How does everything I am trying to build, and create fit in with what I do here all day. It doesn’t. I think of articles I want to write, blog posts to create, but then look around and think why? Does it matter what I do?
I know what I have in me, but have no way to express that or be that person during the day. I can feel what it is like, right now, to sit at my desk at home, looking out at the field, the trees, and the sky. There is freedom there. Freedom to be me, freedom to write, freedom to create. Does it matter what I do there?
I am afraid. Afraid that I won’t keep trying to be a writer, to cook, craft, play the flute, dance, and express the creativity in me.
I think of dad. His life is over now.
He wrote a book, but it was never a best seller.
He designed a golf course that is closed now.
He renovated a store that has long since changed.

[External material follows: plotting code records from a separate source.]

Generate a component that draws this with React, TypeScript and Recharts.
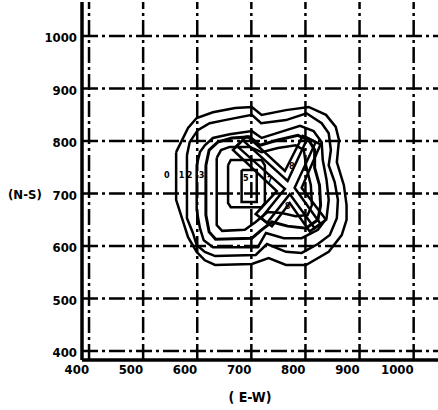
import React from "react";
import { ScatterChart, Scatter, XAxis, YAxis, ReferenceLine, Label } from "recharts";

const INK = "#000";
const FONT = "'DejaVu Sans Condensed', 'DejaVu Sans', sans-serif";
const DASH_DOT = "16 4 3 4";

const X_TICKS = [400, 500, 600, 700, 800, 900, 1000];
const Y_TICKS = [400, 500, 600, 700, 800, 900, 1000];

type P = { x: number; y: number };
const pts = (rows: number[][]): P[] => rows.map(([x, y]) => ({ x, y }));

// contour lines as (E-W, N-S) pairs, outermost first
const CONTOUR_0 = pts([
  [561, 779], [583, 825], [599, 844], [629, 855], [670, 863], [701, 865], [719, 850], [764, 859],
  [806, 865], [838, 850], [856, 827], [862, 802], [858, 760], [871, 716], [876, 678], [876, 650],
  [867, 621], [843, 589], [801, 564], [764, 564], [732, 577], [701, 566], [633, 564], [614, 573],
  [599, 589], [583, 617], [574, 646], [561, 688], [561, 779],
]);
const CONTOUR_1 = pts([
  [581, 773], [586, 798], [601, 821], [623, 834], [651, 840], [701, 850], [718, 834], [764, 840],
  [802, 853], [830, 834], [843, 815], [847, 783], [843, 754], [854, 722], [860, 688], [858, 653],
  [845, 621], [823, 604], [793, 587], [764, 589], [729, 604], [708, 583], [633, 581], [614, 589],
  [599, 602], [592, 625], [581, 653], [581, 773],
]);
const CONTOUR_2 = pts([
  [599, 754], [605, 779], [614, 792], [629, 806], [660, 813], [701, 819], [719, 806], [753, 817],
  [790, 829], [815, 819], [830, 798], [832, 764], [839, 726], [843, 688], [839, 653], [823, 631],
  [793, 615], [760, 615], [727, 625], [712, 598], [629, 598], [612, 611], [605, 634], [599, 669],
  [599, 754],
]);
const CONTOUR_3 = pts([
  [616, 754], [622, 783], [638, 798], [664, 806], [697, 808], [716, 792], [749, 802], [786, 811],
  [806, 802], [817, 783], [817, 749], [826, 716], [828, 678], [823, 650], [801, 634], [767, 638],
  [738, 646], [719, 631], [701, 615], [634, 613], [622, 627], [616, 659], [616, 754],
]);
const CONTOUR_4 = pts([
  [636, 768], [644, 783], [660, 789], [697, 789], [719, 779], [749, 787], [782, 792], [797, 783],
  [801, 754], [810, 716], [812, 678], [804, 659], [782, 657], [756, 663], [730, 665], [708, 646],
  [688, 631], [646, 629], [636, 640], [636, 768],
]);
const CONTOUR_5 = pts([
  [657, 754], [662, 764], [719, 764], [725, 754], [725, 682], [719, 674], [662, 674], [657, 682],
  [657, 754],
]);
const CONTOUR_6 = pts([[682, 745], [710, 745], [710, 684], [682, 684], [682, 745]]);
const CROSS_OUTER = pts([
  [692, 810], [762, 743], [795, 810], [828, 794], [793, 711], [838, 650], [808, 628], [771, 682],
  [738, 638], [708, 661], [747, 705], [666, 783], [692, 810],
]);
const CROSS_INNER = pts([
  [684, 802], [767, 724], [804, 806], [819, 798], [780, 711], [828, 642], [817, 634], [771, 699],
  [729, 644], [718, 653], [762, 709], [673, 791], [684, 802],
]);

const CONTOURS = [CONTOUR_0, CONTOUR_1, CONTOUR_2, CONTOUR_3, CONTOUR_4, CONTOUR_5, CONTOUR_6, CROSS_OUTER, CROSS_INNER];

const LEVEL_LABELS = [
  { x: 544, y: 729, text: "0" },
  { x: 571, y: 729, text: "1" },
  { x: 586, y: 729, text: "2" },
  { x: 608, y: 729, text: "3" },
  { x: 690, y: 724, text: "5" },
  { x: 734, y: 720, text: "7" },
  { x: 775, y: 747, text: "8" },
  { x: 767, y: 670, text: "8" },
];

const XTick = (props: any) => {
  const { x, y, payload } = props;
  return (
    <text x={x} y={y + 14} textAnchor="end" fontFamily={FONT} fontWeight="bold" fontSize={13} fill={INK}>
      {payload.value}
    </text>
  );
};

const YTick = (props: any) => {
  const { x, y, payload } = props;
  return (
    <g>
      {payload.value === 700 ? (
        <text x={8} y={y + 5} fontFamily={FONT} fontWeight="bold" fontSize={13} fill={INK}>
          (N-S)
        </text>
      ) : null}
      <text x={x - 5} y={y + 6} textAnchor="end" fontFamily={FONT} fontWeight="bold" fontSize={13} fill={INK}>
        {payload.value}
      </text>
    </g>
  );
};

const NoDot = () => <g />;

const LevelText = (props: any) => (
  <text x={props.cx} y={props.cy} textAnchor="middle" fontFamily={FONT} fontWeight="bold" fontSize={9} fill={INK}>
    {props.payload.text}
  </text>
);

export default function App() {
  return (
    <div style={{ position: "absolute", left: 0, top: 0, background: "#fff" }}>
      <ScatterChart width={438} height={410} margin={{ top: 2, right: 0, bottom: 0, left: 0 }}>
        <XAxis
          type="number"
          dataKey="x"
          domain={[387, 1045]}
          ticks={X_TICKS}
          interval={0}
          allowDataOverflow
          height={50}
          tickSize={0}
          tickMargin={0}
          tickLine={false}
          axisLine={{ stroke: INK, strokeWidth: 3.5 }}
          tick={<XTick />}
        >
          <Label
            value="( E-W)"
            position="insideBottom"
            offset={8}
            dx={-10}
            style={{ fontFamily: FONT, fontWeight: "bold", fontSize: 14, fill: INK }}
          />
        </XAxis>
        <YAxis
          type="number"
          dataKey="y"
          domain={[383, 1065]}
          ticks={Y_TICKS}
          interval={0}
          allowDataOverflow
          width={82}
          tickSize={0}
          tickMargin={0}
          tickLine={false}
          axisLine={{ stroke: INK, strokeWidth: 3.5 }}
          tick={<YTick />}
        />
        {X_TICKS.map((v) => (
          <ReferenceLine key={`vx${v}`} x={v} stroke={INK} strokeWidth={2.5} strokeDasharray={DASH_DOT} />
        ))}
        {Y_TICKS.map((v) => (
          <ReferenceLine key={`hy${v}`} y={v} stroke={INK} strokeWidth={2.5} strokeDasharray={DASH_DOT} />
        ))}
        {CONTOURS.map((c, i) => (
          <Scatter
            key={i}
            data={c}
            line={{ stroke: INK, strokeWidth: i === 3 ? 3 : 2.5, fill: "none" }}
            shape={NoDot}
            isAnimationActive={false}
          />
        ))}
        <Scatter data={LEVEL_LABELS} shape={LevelText} isAnimationActive={false} />
      </ScatterChart>
    </div>
  );
}
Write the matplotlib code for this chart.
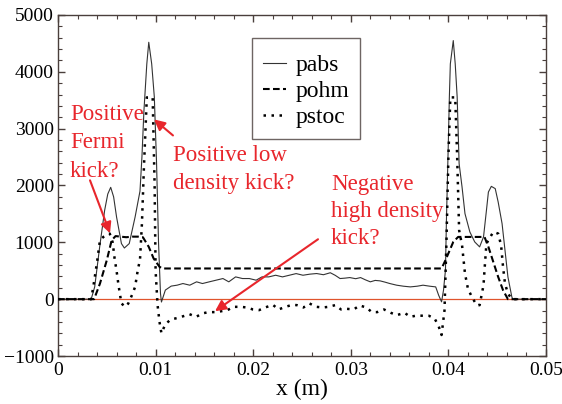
import matplotlib
matplotlib.use("Agg")
import matplotlib.pyplot as plt

# ---------------- data ----------------
pabs_x = [0.0, 0.0034, 0.00376, 0.00427, 0.00478, 0.0051, 0.0054, 0.0057, 0.0060, 0.0065,
          0.0068, 0.0073, 0.0079, 0.0084, 0.0086, 0.0088, 0.0091, 0.0093, 0.0096, 0.00987,
          0.0101, 0.0103, 0.0105, 0.0106, 0.0110, 0.0116, 0.0122, 0.0128, 0.0135, 0.0142,
          0.0148, 0.0155, 0.0162, 0.0169, 0.0175, 0.0182, 0.0189, 0.0196, 0.0203, 0.0209,
          0.0216, 0.0223, 0.0230, 0.0237, 0.0244, 0.0251, 0.0258, 0.0265, 0.0272, 0.0279,
          0.0284, 0.0289, 0.0294, 0.0299, 0.0305, 0.0310, 0.0315, 0.0320, 0.0325, 0.0330,
          0.0335, 0.0340, 0.0347, 0.0354, 0.0361, 0.0368, 0.0374, 0.0381, 0.0387, 0.0390,
          0.0393, 0.0395, 0.0397, 0.0398, 0.0400, 0.0401, 0.0402, 0.0405, 0.0407, 0.0409,
          0.0411, 0.0414, 0.0417, 0.0422, 0.0427, 0.0432, 0.0436, 0.0439, 0.0441, 0.0444,
          0.0448, 0.0451, 0.0455, 0.0458, 0.0461, 0.0465, 0.0466, 0.05]
pabs_y = [0, 0, 216, 920, 1564, 1850, 1968, 1800, 1446, 978,
          900, 978, 1446, 1900, 2500, 3300, 4140, 4520, 4140, 3555,
          2384, 1000, 100, -50, 160, 230, 246, 275, 246, 305,
          275, 305, 334, 363, 305, 392, 363, 363, 334, 392,
          392, 421, 392, 421, 450, 421, 440, 451, 430, 465,
          420, 363, 370, 380, 360, 380, 340, 305, 330, 322,
          300, 275, 246, 228, 216, 228, 246, 228, 216, 70,
          -47, 158, 510, 1388, 2800, 3555, 4140, 4550, 4140, 3555,
          2384, 1973, 1505, 1183, 1007, 920, 1095, 1564, 1885, 1985,
          1945, 1710, 1330, 861, 392, 40, 0, 0]

pohm_x = [0.0, 0.0037, 0.0043, 0.0050, 0.0055, 0.0059, 0.0064, 0.0070, 0.0076, 0.0082,
          0.0087, 0.0093, 0.0098, 0.0104, 0.0107, 0.0393, 0.0397, 0.0405, 0.0410, 0.0437,
          0.0441, 0.0446, 0.0451, 0.0456, 0.0461, 0.05]
pohm_y = [0, 0, 275, 685, 1037, 1110, 1100, 1090, 1100, 1100,
          1090, 920, 715, 570, 540, 540, 685, 1007, 1095, 1095,
          920, 656, 392, 158, 0, 0]

pstoc_x = [0.0, 0.0034, 0.0036, 0.0040, 0.0043, 0.00465, 0.0053, 0.0056, 0.0058, 0.0060,
           0.0062, 0.0065, 0.0069, 0.0072, 0.0076, 0.0079, 0.0082, 0.0084, 0.0086, 0.0088,
           0.0091, 0.0094, 0.0097, 0.0099, 0.0100, 0.0102, 0.0104, 0.0106, 0.0110, 0.01156,
           0.01217, 0.01285, 0.01347, 0.01415, 0.0148, 0.0154, 0.0162, 0.0168, 0.01736, 0.01798,
           0.0187, 0.01935, 0.01997, 0.0206, 0.02123, 0.02202, 0.0226, 0.0233, 0.0240, 0.02447,
           0.02515, 0.02577, 0.02646, 0.02715, 0.02772, 0.0284, 0.0290, 0.0296, 0.0303, 0.0309,
           0.0316, 0.03215, 0.0327, 0.0334, 0.0341, 0.03472, 0.0355, 0.0361, 0.0368, 0.0374,
           0.0380, 0.03859, 0.0390, 0.0393, 0.0396, 0.0398, 0.0400, 0.0402, 0.0407, 0.0409,
           0.0411, 0.0414, 0.0417, 0.0420, 0.0424, 0.0429, 0.0432, 0.0436, 0.0437, 0.0439,
           0.0443, 0.0446, 0.0451, 0.0454, 0.0456, 0.0458, 0.0461, 0.0465, 0.05]
pstoc_y = [0, 0, 200, 650, 1037, 1095, 1154, 1000, 715, 500,
           246, -76, -135, -76, 80, 216, 539, 685, 1330, 2300,
           3550, 3550, 3550, 2000, 500, -100, -400, -600, -440, -357,
           -334, -299, -264, -311, -251, -228, -228, -210, -193, -135,
           -135, -146, -181, -193, -146, -100, -181, -135, -100, -105,
           -146, -76, -135, -146, -135, -105, -181, -170, -181, -111,
           -146, -228, -228, -181, -240, -281, -240, -310, -287, -292,
           -292, -340, -475, -630, -200, 1000, 2500, 3550, 3550, 2500,
           1213, 949, 451, 187, 40, -105, -105, 246, 510, 978,
           1095, 1183, 1154, 949, 568, 275, 100, 0, 0]

series_labels = ["pabs", "pohm", "pstoc"]
xticks = [0, 0.01, 0.02, 0.03, 0.04, 0.05]
xtick_labels = ["0", "0.01", "0.02", "0.03", "0.04", "0.05"]
yticks = [-1000, 0, 1000, 2000, 3000, 4000, 5000]

ann_fermi = "Positive\nFermi\nkick?"
ann_low = "Positive low\ndensity kick?"
ann_high = "Negative\nhigh density\nkick?"

# ---------------- style ----------------
plt.rcParams['font.family'] = 'serif'
plt.rcParams['font.serif'] = ['Liberation Serif', 'DejaVu Serif']

RED = '#e8262c'
FRAME = '#4a3f3c'

fig = plt.figure(figsize=(5.62, 4.04), dpi=100)
ax = fig.add_axes([0.1032, 0.1188, 0.8683, 0.8441])

ax.axhline(0, color='#e0542c', lw=0.9, zorder=1)

ax.plot(pabs_x, pabs_y, color='#333333', lw=0.8, label=series_labels[0], zorder=3)
l2, = ax.plot(pohm_x, pohm_y, color='black', lw=1.5, label=series_labels[1], zorder=3,
              linestyle=(0, (3.2, 1.6)))
l3, = ax.plot(pstoc_x, pstoc_y, color='black', lw=1.8, label=series_labels[2], zorder=3,
              linestyle=(0, (1, 2.2)))
l2.set_dash_capstyle('butt')
l3.set_dash_capstyle('butt')

ax.set_xlim(0, 0.05)
ax.set_ylim(-1000, 5000)
ax.set_xticks(xticks)
ax.set_xticklabels(xtick_labels)
ax.set_yticks(yticks)
ax.set_xticks([i * 0.002 for i in range(26)], minor=True)
ax.set_yticks([-1000 + i * 200 for i in range(31)], minor=True)

for s in ax.spines.values():
    s.set_color(FRAME)
    s.set_linewidth(1.0)
ax.tick_params(which='both', direction='in', top=True, right=True, color=FRAME,
               labelsize=14, labelcolor='black')
ax.tick_params(which='major', length=5, width=1.0)
ax.tick_params(which='minor', length=3, width=0.8)
ax.tick_params(axis='x', pad=4)
ax.tick_params(axis='y', pad=3)

ax.set_xlabel("x (m)", fontsize=17, labelpad=0)

leg = ax.legend(loc='upper left', bbox_to_anchor=(0.3975, 0.9326), borderaxespad=0,
                fontsize=17, frameon=True, fancybox=False, handlelength=1.0,
                handletextpad=0.4, borderpad=0.45, labelspacing=0.2,
                title=' ', title_fontsize=1)
leg.get_frame().set_edgecolor(FRAME)
leg.get_frame().set_linewidth(1.0)

ax.text(0.00123, 3440, ann_fermi, color=RED, fontsize=16.5, va='top', ha='left',
        linespacing=1.47, zorder=5)
ax.text(0.01178, 2720, ann_low, color=RED, fontsize=16.5, va='top', ha='left',
        linespacing=1.45, zorder=5)
ax.text(0.02797, 2200, ann_high, color=RED, fontsize=16.5, va='top', ha='left',
        linespacing=1.37, zorder=5)

ap = dict(arrowstyle='-|>', color=RED, lw=1.5, mutation_scale=16, shrinkA=0, shrinkB=0)
ax.annotate("", xy=(0.00533, 1160), xytext=(0.00328, 2091), arrowprops=ap, zorder=5)
ax.annotate("", xy=(0.00984, 3163), xytext=(0.01178, 2881), arrowprops=ap, zorder=5)
ax.annotate("", xy=(0.01609, -211), xytext=(0.02664, 1054), arrowprops=ap, zorder=5)

fig.savefig("out.png", dpi=100)
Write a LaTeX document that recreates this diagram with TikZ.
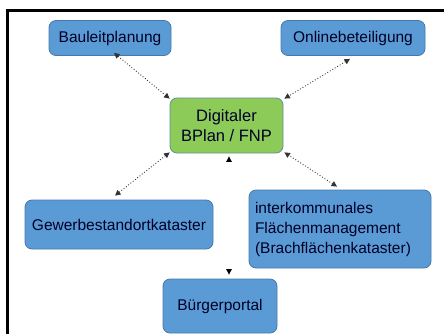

He died with a used car, a mound of debt, and a lot of unrealized dreams.
Does what he did matter?
Does what I do matter?
Our value isn’t in a paycheck.
It’s not in our job title.
It’s not in the type of car we drive, or the house we live in.
What you do is important because you are important.
Is the worth of my creativity based on the amount of money I earn from it?
The world says an emphatic yes! If it’s not earning you a big paycheck, it’s not worth anything.
My most valuable possessions are a cheap ring my great grandmother gave me, her worn out Keds, dad’s ball caps, my grandmother’s paintings, grandpa’s poems, papaw’s name placate, and every drawing that my children ever gave me.
Those things are important to me because those people are important to me, and everything they did was important.
Create, and be who you were made to be. Your art is beautiful to me, because you are beautiful to me. Nothing in this world can place a value on what you do.